Filament actuation by an active colloid at low Reynolds number

TL;DR

This paper demonstrates how an active colloid attached to a semi-flexible filament can induce actuation and transport, revealing buckling instabilities and stable curved states useful for micro-machine design at low Reynolds number.

Contribution

It introduces a novel method of actuating passive filaments using active colloids and analyzes the resulting elastic instabilities and stable configurations.

Findings

Active colloids can induce buckling in attached filaments.

Stable non-zero curvature states are achievable through activity parameters.

The assembly's behavior is mapped in a parameter space of activity measures.

Abstract

Active colloids and externally actuated semi-flexible filaments provide basic building blocks for designing autonomously motile micro-machines. Here, we show that a passive semi-flexible filament can be actuated and transported by attaching an active colloid to its terminus.
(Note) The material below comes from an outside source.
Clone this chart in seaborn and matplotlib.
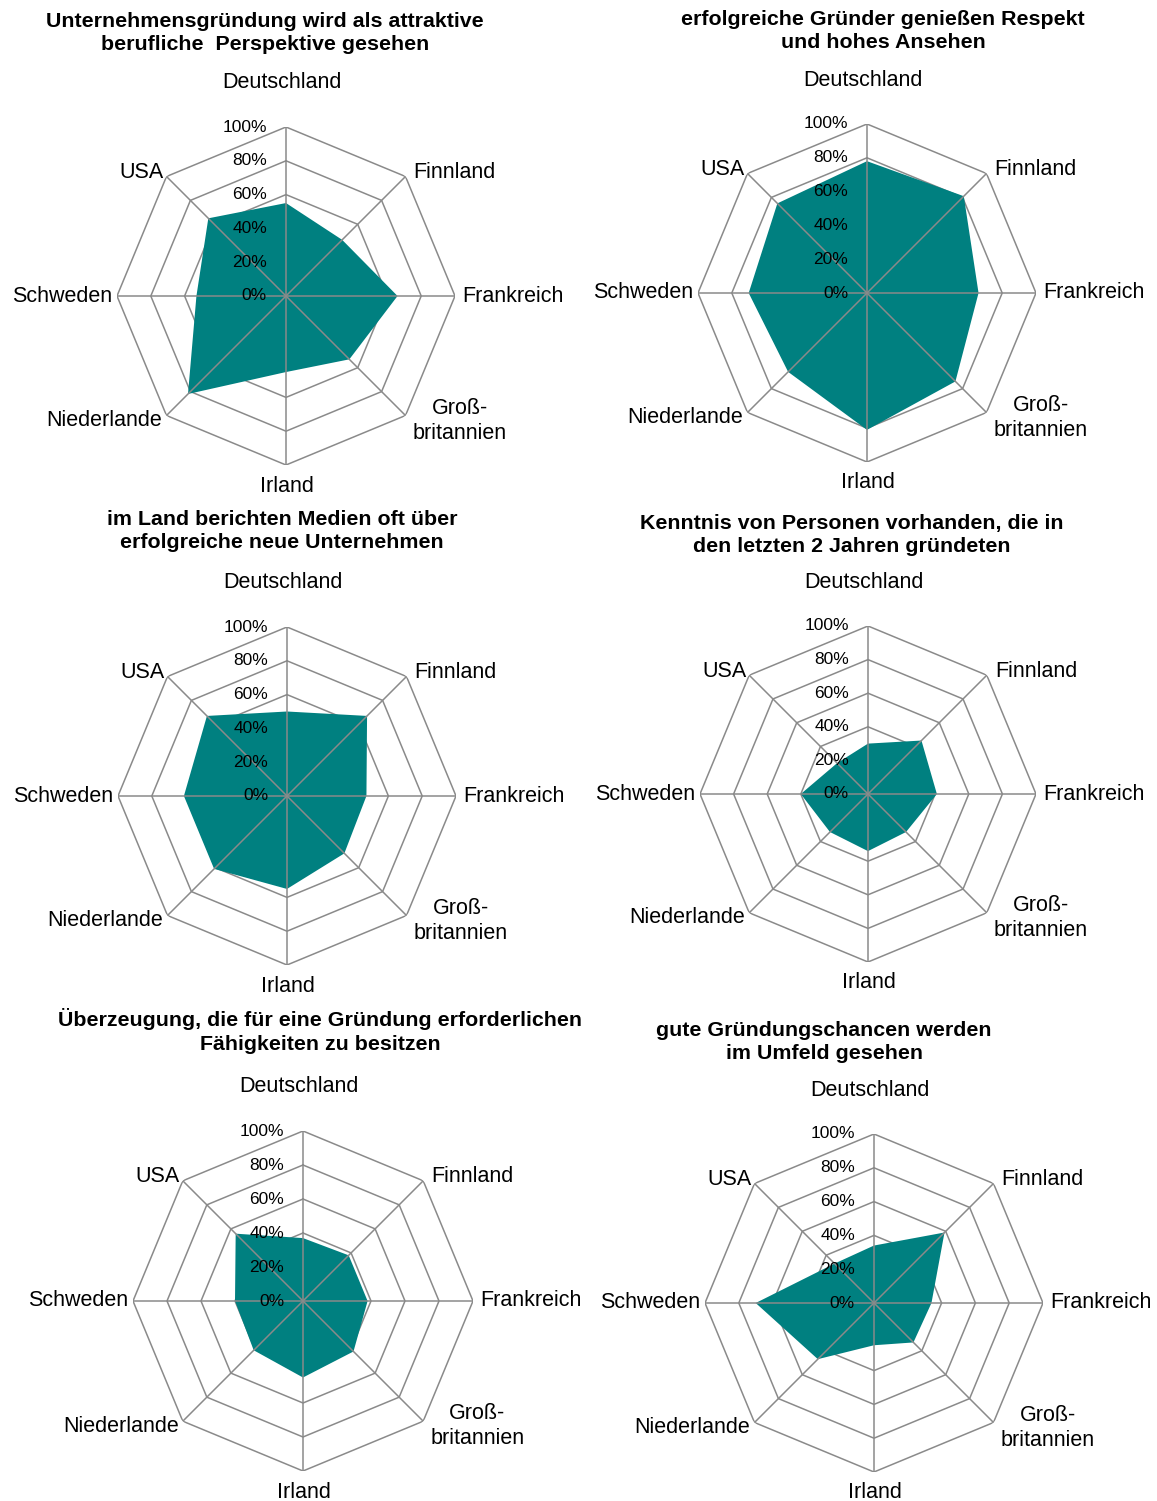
import numpy as np
import matplotlib
matplotlib.use("Agg")
import matplotlib.pyplot as plt
from matplotlib.transforms import offset_copy
import seaborn as sns

# Countries on the radar spokes, clockwise from the top
countries = ["Deutschland", "Finnland", "Frankreich", "Groß-\nbritannien",
             "Irland", "Niederlande", "Schweden", "USA"]

# Radial scale
ring_values = [0, 20, 40, 60, 80, 100]
ring_labels = ["0%", "20%", "40%", "60%", "80%", "100%"]

# Panel titles
titles = [
    "Unternehmensgründung wird als attraktive\nberufliche  Perspektive gesehen",
    "erfolgreiche Gründer genießen Respekt\nund hohes Ansehen",
    "im Land berichten Medien oft über\nerfolgreiche neue Unternehmen",
    "Kenntnis von Personen vorhanden, die in\nden letzten 2 Jahren gründeten",
    "Überzeugung, die für eine Gründung erforderlichen\nFähigkeiten zu besitzen",
    "gute Gründungschancen werden\nim Umfeld gesehen",
]

# Shares of agreement in percent, same order as countries
attraktive_perspektive = [55, 47, 66, 53, 45, 82, 53, 65]
respekt_ansehen = [78, 81, 66, 74, 81, 66, 70, 75]
medienberichte = [50, 67, 47, 48, 55, 61, 61, 67]
kenntnis_gruender = [30, 45, 41, 32, 34, 32, 40, 26]
faehigkeiten = [37, 38, 38, 42, 45, 41, 40, 56]
gruendungschancen = [34, 59, 34, 33, 25, 47, 70, 33]

series = [attraktive_perspektive, respekt_ansehen, medienberichte,
          kenntnis_gruender, faehigkeiten, gruendungschancen]

sns.set_theme(style="white")
plt.rcParams["font.family"] = ["Liberation Sans", "DejaVu Sans"]

W, H, DPI = 1157, 1501, 100
fig = plt.figure(figsize=(W / DPI, H / DPI), dpi=DPI)
fig.patch.set_facecolor("white")

TEAL = "#008080"
GRID = "#8a8a8a"
LABEL_FS = 15.5
TICK_FS = 12.5
TITLE_FS = 15.4

# Panel placement in pixels: radar centre x, centre y, outer radius, title centre x, title centre y
layout = [
    (286, 296, 169, 265, 33),
    (867, 293, 169, 883, 31),
    (287, 796, 169, 282, 531),
    (868, 794, 168, 852, 535),
    (303, 1301, 170, 320, 1031),
    (874, 1303, 169, 824, 1042),
]

# Label offsets (pixels) and alignment per spoke
label_style = [
    (-4, 44, "center", "center"),
    (8, 4, "left", "center"),
    (7, 0, "left", "center"),
    (54, -5, "center", "center"),
    (1, -21, "center", "center"),
    (-4, -5, "right", "center"),
    (-5, 0, "right", "center"),
    (-3, 4, "right", "center"),
]

n = len(countries)
theta = np.linspace(0, 2 * np.pi, n, endpoint=False)
theta_closed = np.append(theta, theta[0])

for values, title, (cx, cy, r, tx, ty) in zip(series, titles, layout):
    ax = fig.add_axes([(cx - r) / W, 1 - (cy + r) / H, 2 * r / W, 2 * r / H],
                      projection="polar")
    ax.set_theta_offset(np.pi / 2)
    ax.set_theta_direction(-1)

    # octagonal rings
    for rv in ring_values[1:]:
        sns.lineplot(x=theta_closed, y=[rv] * (n + 1), sort=False, estimator=None,
                     color=GRID, lw=1.1, ax=ax, zorder=1)

    # filled data area
    vals = np.append(values, values[0])
    ax.fill(theta_closed, vals, color=TEAL, lw=0, zorder=2)

    # spokes
    for th in theta:
        sns.lineplot(x=[th, th], y=[0, 100], sort=False, estimator=None,
                     color=GRID, lw=1.1, ax=ax, zorder=3)

    ax.set_ylim(0, 100)
    ax.set_axis_off()

    # percentage labels along the top spoke
    tick_tr = offset_copy(ax.transData, fig=fig, x=-19, y=0, units="dots")
    for rv, lab in zip(ring_values, ring_labels):
        ax.text(0, rv, lab, transform=tick_tr, ha="right", va="center",
                fontsize=TICK_FS, color="black", zorder=5)

    # country labels
    for th, name, (dx, dy, ha, va) in zip(theta, countries, label_style):
        tr = offset_copy(ax.transData, fig=fig, x=dx, y=dy, units="dots")
        ax.text(th, 100, name, transform=tr, ha=ha, va=va, multialignment="center",
                fontsize=LABEL_FS, color="black", linespacing=1.25, zorder=5)

    fig.text(tx / W, 1 - ty / H, title, ha="center", va="center",
             multialignment="center", fontsize=TITLE_FS, fontweight="bold",
             color="black", linespacing=1.32)

fig.savefig("out.png", dpi=DPI, facecolor="white")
We study the dynamics of this assembly when it is free, tethered, or clamped using overdamped equations of motion that explicitly account for active fluid flow and the forces it mediates. Linear states are destabilized by buckling instabilities to produce stable states of non-zero curvature and writhe. We demarcate boundaries of these states in the two-dimensional parameter space representing dimensionless measures of polar and apolar activity. Our proposed assembly can be used as a novel component in the design of micro-machines at low Reynolds number and to study elastic instabilities driven by "follower" forces.